El tren de alta velocidad que vuela por las vías pasando los pueblos de tres en tres, sin dar oportunidad a los viajeros de ver estos días las espadañas coronadas de cigüeñas, evoca en nostálgica mente el recuerdo del tren de la infancia, con vagones tirados por máquinas de vapor que bufaban y rebufaban en las trincheras pidiendo espacio para trotar libremente por llanuras y detenerse a recuperar fuerzas en los bebederos de agua cercanos a los pueblos, entonces ocupados por lugareños de tierra, alpargatas, puchero y pan.
Trenes solidarios donde la vida habitaba en ellos sin reserva alguna, porque en sus departamentos se compartía comida embutida en fiambrera y pan de hogaza, superando el vaivén que dificultaba el gorgoteo en el paladar del vino procedente de las botas, en medio del estrepitoso traqueteo del tren como música de fondo a canciones, risas y bromas, solo interrumpidas por un policía "secreta" que buscaba "rojos" despistados por los vagones.
En aquellos trenes hubo nacimientos imprevistos, muertes anticipadas, romances inesperados, espontáneas peleas, robos de guante negro, detenciones injustificadas, trileros de paso, rifas de afeitadoras, niños corriendo por los pasillos, comerciantes en las plataformas haciendo negocios, váteres testigos de inconfesables aventuras amorosas, discusiones matrimoniales, reconciliaciones y aves de corral asomando la cabeza en la cesta de mimbre.

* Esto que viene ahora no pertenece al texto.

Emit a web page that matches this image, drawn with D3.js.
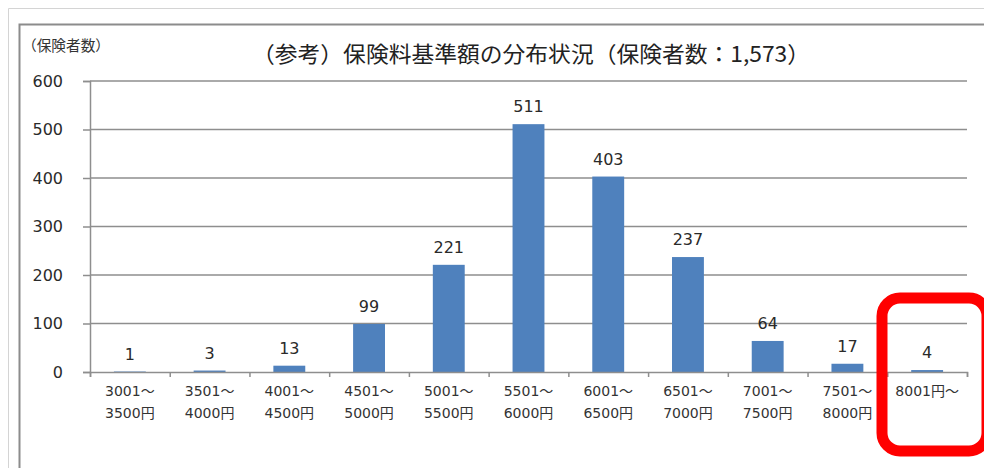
<!DOCTYPE html>
<html>
<head>
<meta charset="utf-8">
<script src="https://cdn.jsdelivr.net/npm/d3@7"></script>
<style>
  body { margin: 0; background: #fff; }
  svg { display: block; font-family: "Noto Sans CJK JP", "Noto Sans", sans-serif; }
  .num { font-family: "DejaVu Sans", "Noto Sans CJK JP", sans-serif; }
</style>
</head>
<body>
<div id="graph"></div>
<script>
const w = 984;
const h = 468;

// data
const rangeTop = ['3001～', '3501～', '4001～', '4501～', '5001～', '5501～', '6001～', '6501～', '7001～', '7501～', '8001円～'];
const rangeBottom = ['3500円', '4000円', '4500円', '5000円', '5500円', '6000円', '6500円', '7000円', '7500円', '8000円', ''];
const counts = [1, 3, 13, 99, 221, 511, 403, 237, 64, 17, 4];
const yTicks = [0, 100, 200, 300, 400, 500, 600];

const margin = { top: 81, right: 17, bottom: 96, left: 90 };

const svg = d3.select('#graph')
  .append('svg')
  .attr('width', w)
  .attr('height', h);

// outer page line + chart frame
svg.append('path')
  .attr('d', 'M8.5,' + h + ' V8.5 H' + w)
  .attr('fill', 'none')
  .attr('stroke', '#d4d4d4')
  .attr('stroke-width', 1);
svg.append('path')
  .attr('d', 'M19.5,' + h + ' V24.5 H' + w)
  .attr('fill', 'none')
  .attr('stroke', '#8c8c8c')
  .attr('stroke-width', 2);

const xScale = d3.scaleBand()
  .domain(d3.range(counts.length))
  .range([margin.left, w - margin.right])
  .paddingInner(0.6)
  .paddingOuter(0.3);

const yScale = d3.scaleLinear()
  .domain([0, 600])
  .range([h - margin.bottom, margin.top]);

// gridlines
svg.append('g')
  .selectAll('line')
  .data(yTicks.filter(d => d > 0))
  .enter()
  .append('line')
  .attr('x1', margin.left)
  .attr('x2', w - margin.right)
  .attr('y1', d => yScale(d))
  .attr('y2', d => yScale(d))
  .attr('stroke', '#8e8e8e')
  .attr('stroke-width', 1.5);

// y axis
const yAxis = d3.axisLeft(yScale)
  .tickValues(yTicks)
  .tickSize(7)
  .tickPadding(20);
const gy = svg.append('g')
  .attr('transform', 'translate(' + margin.left + ',0)')
  .call(yAxis);
gy.attr('font-family', null);
gy.select('.domain').attr('stroke', '#8e8e8e').attr('stroke-width', 1.5);
gy.selectAll('.tick line').attr('stroke', '#8e8e8e').attr('stroke-width', 1.5);
gy.selectAll('.tick text')
  .attr('class', 'num')
  .attr('fill', '#2a2a2a')
  .style('font-size', '16px');

// bars
svg.append('g')
  .selectAll('rect')
  .data(counts)
  .enter()
  .append('rect')
  .attr('x', (d, i) => xScale(i))
  .attr('y', d => yScale(d))
  .attr('width', xScale.bandwidth())
  .attr('height', d => yScale(0) - yScale(d))
  .attr('fill', '#4f81bd');

// value labels
svg.append('g')
  .selectAll('text')
  .data(counts)
  .enter()
  .append('text')
  .attr('class', 'num')
  .attr('x', (d, i) => xScale(i) + xScale.bandwidth() / 2)
  .attr('y', d => yScale(d) - 12)
  .attr('text-anchor', 'middle')
  .attr('fill', '#2a2a2a')
  .style('font-size', '16px')
  .text(d => d);

// x axis: ticks at category boundaries
const xEdge = d3.scaleLinear().domain([0, counts.length]).range([margin.left, w - margin.right]);
const gx = svg.append('g')
  .attr('transform', 'translate(0,' + yScale(0) + ')')
  .call(d3.axisBottom(xEdge).tickValues(d3.range(counts.length + 1)).tickSize(5).tickFormat(''));
gx.select('.domain').attr('stroke', '#8e8e8e').attr('stroke-width', 1.5);
gx.selectAll('.tick line').attr('stroke', '#8e8e8e').attr('stroke-width', 1.5);

const xl = svg.append('g')
  .selectAll('text')
  .data(counts)
  .enter()
  .append('text')
  .attr('class', 'num')
  .attr('text-anchor', 'middle')
  .attr('fill', '#333')
  .style('font-size', '14px');
xl.append('tspan')
  .attr('x', (d, i) => xScale(i) + xScale.bandwidth() / 2)
  .attr('y', yScale(0) + 24)
  .text((d, i) => rangeTop[i]);
xl.append('tspan')
  .attr('x', (d, i) => xScale(i) + xScale.bandwidth() / 2)
  .attr('y', yScale(0) + 46)
  .text((d, i) => rangeBottom[i]);

// titles
svg.append('text')
  .attr('x', 531)
  .attr('y', 62)
  .attr('text-anchor', 'middle')
  .attr('fill', '#222')
  .attr('textLength', 558)
  .attr('lengthAdjust', 'spacingAndGlyphs')
  .style('font-size', '22px')
  .text('（参考）保険料基準額の分布状況（保険者数：1,573）');

svg.append('text')
  .attr('x', 22)
  .attr('y', 51)
  .attr('fill', '#333')
  .attr('textLength', 88)
  .attr('lengthAdjust', 'spacingAndGlyphs')
  .style('font-size', '14.5px')
  .text('（保険者数）');

// red highlight around the last category
svg.append('rect')
  .attr('x', 882)
  .attr('y', 298)
  .attr('width', 105)
  .attr('height', 153)
  .attr('rx', 18)
  .attr('fill', 'none')
  .attr('stroke', '#ff0000')
  .attr('stroke-width', 11);
</script>
</body>
</html>
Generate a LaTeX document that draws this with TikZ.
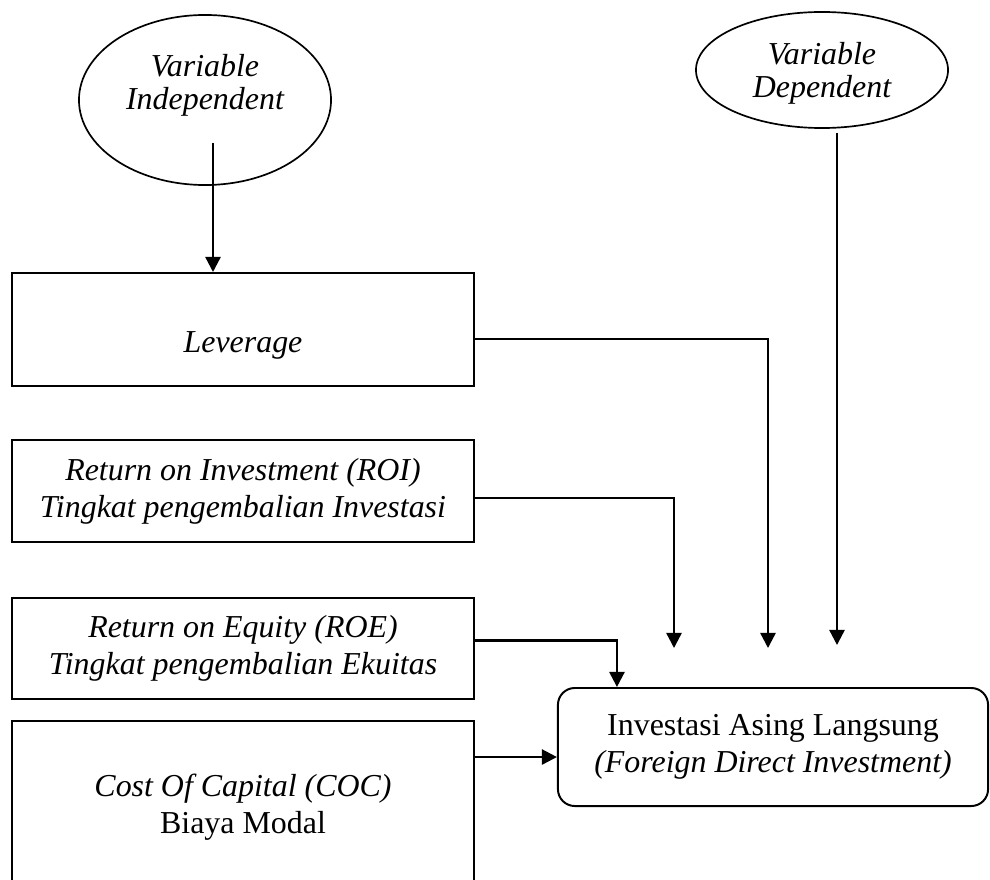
\documentclass[tikz,border=0pt]{standalone}
\usepackage{fontspec}
\setmainfont{Liberation Serif}
\usetikzlibrary{shapes.geometric,arrows.meta,positioning}

\begin{document}
\begin{tikzpicture}[
    x=0.025cm, y=-0.025cm,
    varbox/.style={rectangle, draw=black, line width=1.4pt, minimum width=11.55cm, text centered, align=center, font=\fontsize{22.7}{26.3}\selectfont\itshape},
    varell/.style={ellipse, draw=black, line width=1.2pt, inner sep=0pt, minimum width=6.3cm, align=center, font=\fontsize{22.7}{23.5}\selectfont\itshape},
    result/.style={rectangle, rounded corners=0.42cm, draw=black, line width=1.4pt, minimum width=10.75cm, minimum height=2.95cm, align=center, font=\fontsize{22.7}{26.3}\selectfont},
    arrow/.style={-{Triangle[length=0.38cm, width=0.38cm]}, line width=1.7pt}
]
\useasboundingbox (0,0) rectangle (990,879);

\node (indep) [varell, minimum height=4.25cm, text depth=0.88cm] at (205,100) {Variable\\Independent};
\node (dep) [varell, minimum height=2.9cm, text depth=-0.37cm] at (822,70) {Variable\\Dependent};

\node (lev) [varbox, minimum height=2.825cm, text height=1.3cm, text depth=0.17cm] at (243,329.5) {Leverage};
\node (roi) [varbox, minimum height=2.55cm, below=1.3cm of lev] {Return on Investment (ROI)\\Tingkat pengembalian Investasi};
\node (roe) [varbox, minimum height=2.525cm, below=1.35cm of roi] {Return on Equity (ROE)\\Tingkat pengembalian Ekuitas};
\node (coc) [varbox, minimum height=4.3cm, below=0.5cm of roe] {Cost Of Capital (COC)\\{\upshape Biaya Modal}};

\node (fdi) [result] at (773,747) {Investasi Asing Langsung\\\textit{(Foreign Direct Investment)}};

\coordinate (indout) at (213,143);
\coordinate (depout) at (837,133);
\coordinate (depin) at (837,645);
\coordinate (levin) at (768,648);
\coordinate (roiin) at (674,648);

\draw [arrow] (indout) -- (indout |- lev.north);
\draw [arrow] (depout) -- (depin);

\draw [arrow] ([yshift=-0.24cm]lev.east) -| (levin);
\draw [arrow] ([yshift=-0.175cm]roi.east) -| (roiin);
\draw [arrow] ([yshift=0.2cm]roe.east) -| ([xshift=-3.9cm]fdi.north);
\draw [arrow] ([yshift=1.25cm]coc.east) -- ([yshift=1.25cm]coc.east -| fdi.west);

\end{tikzpicture}
\end{document}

Pero también había despedidas de viajeros que habían compartido esas historia de la vida con quienes quedaban en el tren, a los que no volverían a ver cuando abandonaban definitivamente aquel convoy de la vida en la estación correspondiente, quedando los demás viajeros a la espera de que llegara su estación para apearse dejando al tren de la vida que siguiera su camino.